Matrix showing four different interpretations of '6 weeks lead time' ranging from 6 weeks to 9 weeks total delivery time depending on whether the estimate refers to production start, production completion, shipment, or delivery

The definition ambiguity matrix above demonstrates how the same "6 weeks lead time" quote can mean fundamentally different actual delivery timelines depending on the supplier's interpretation. Interpretation A (6 weeks to production start) results in 9 weeks total delivery time once production duration and shipping are added. Interpretation D (6 weeks to delivery at customer facility) results in 6 weeks total delivery time. The 3-week difference between these interpretations is invisible during the quoting phase unless the buyer explicitly clarifies the definition. This definitional gap is what creates the systematic miscommunication that causes delivery failures.

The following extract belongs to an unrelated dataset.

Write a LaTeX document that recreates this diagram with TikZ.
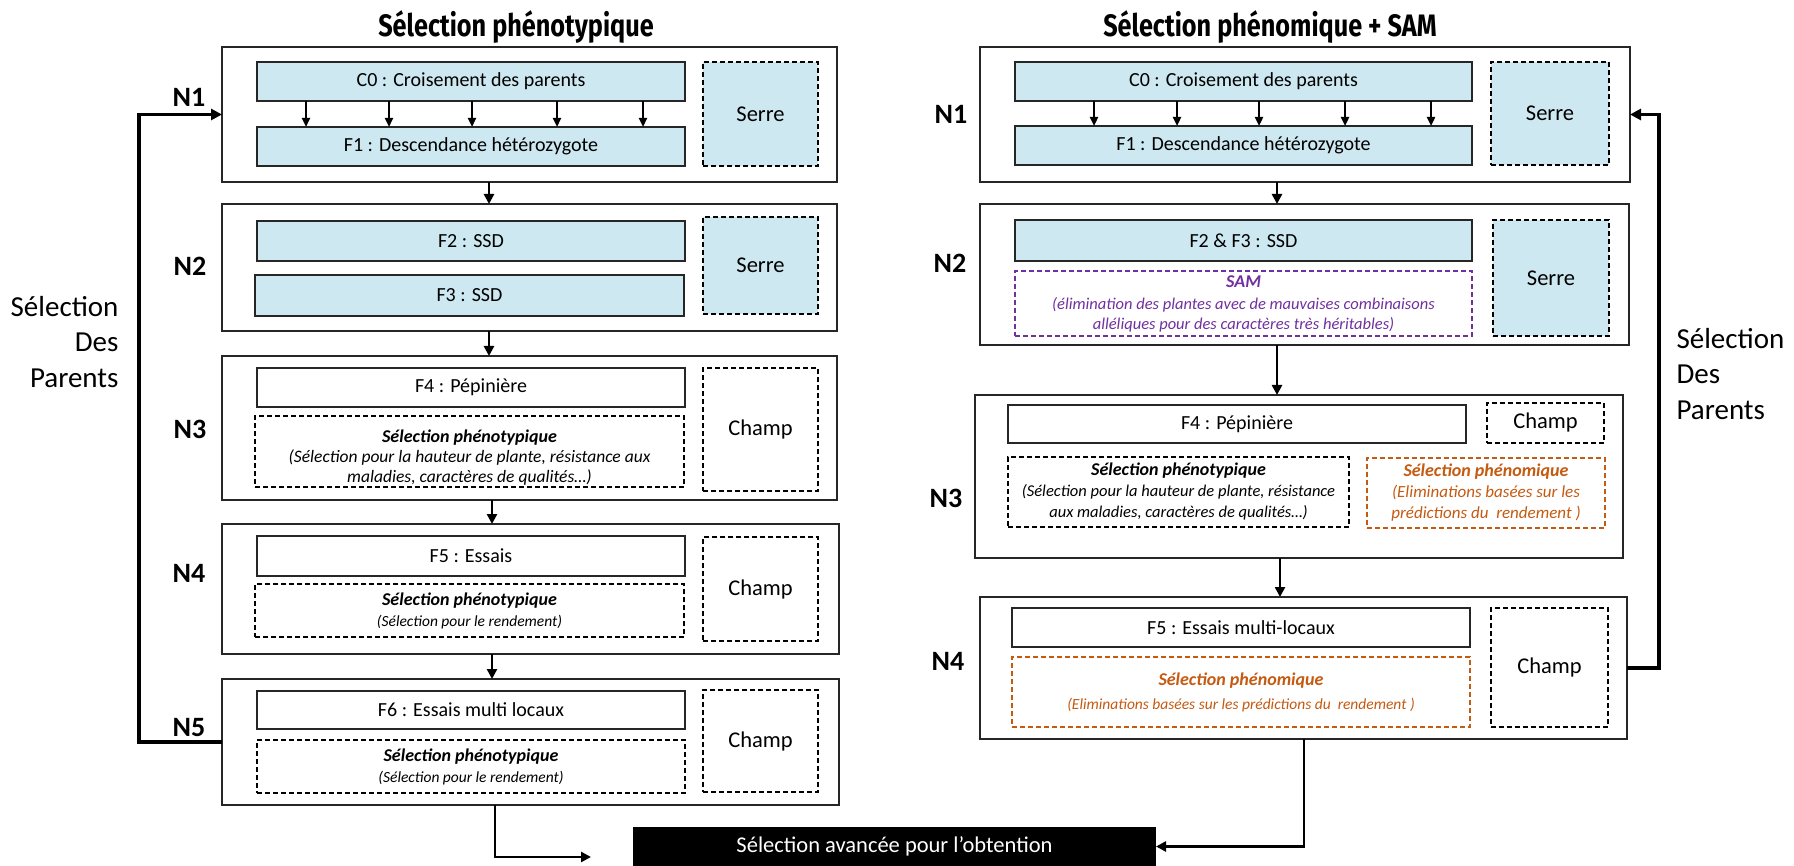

The path forward requires recognizing that lead time estimates in customization projects are conditional predictions, not guaranteed commitments. They represent what's possible under ideal conditions, not what's probable under real-world conditions. Professional procurement practice treats these estimates as starting points for timeline planning, not endpoints. The estimate is validated through definition clarification, breakdown analysis, and dependency mapping. Appropriate buffers are added based on project complexity and supplier reliability history. Internal commitments are scheduled based on the buffered timeline, not the supplier's optimistic estimate. This approach transforms customization procurement from a series of delivery failures into a reliable process that consistently meets business needs.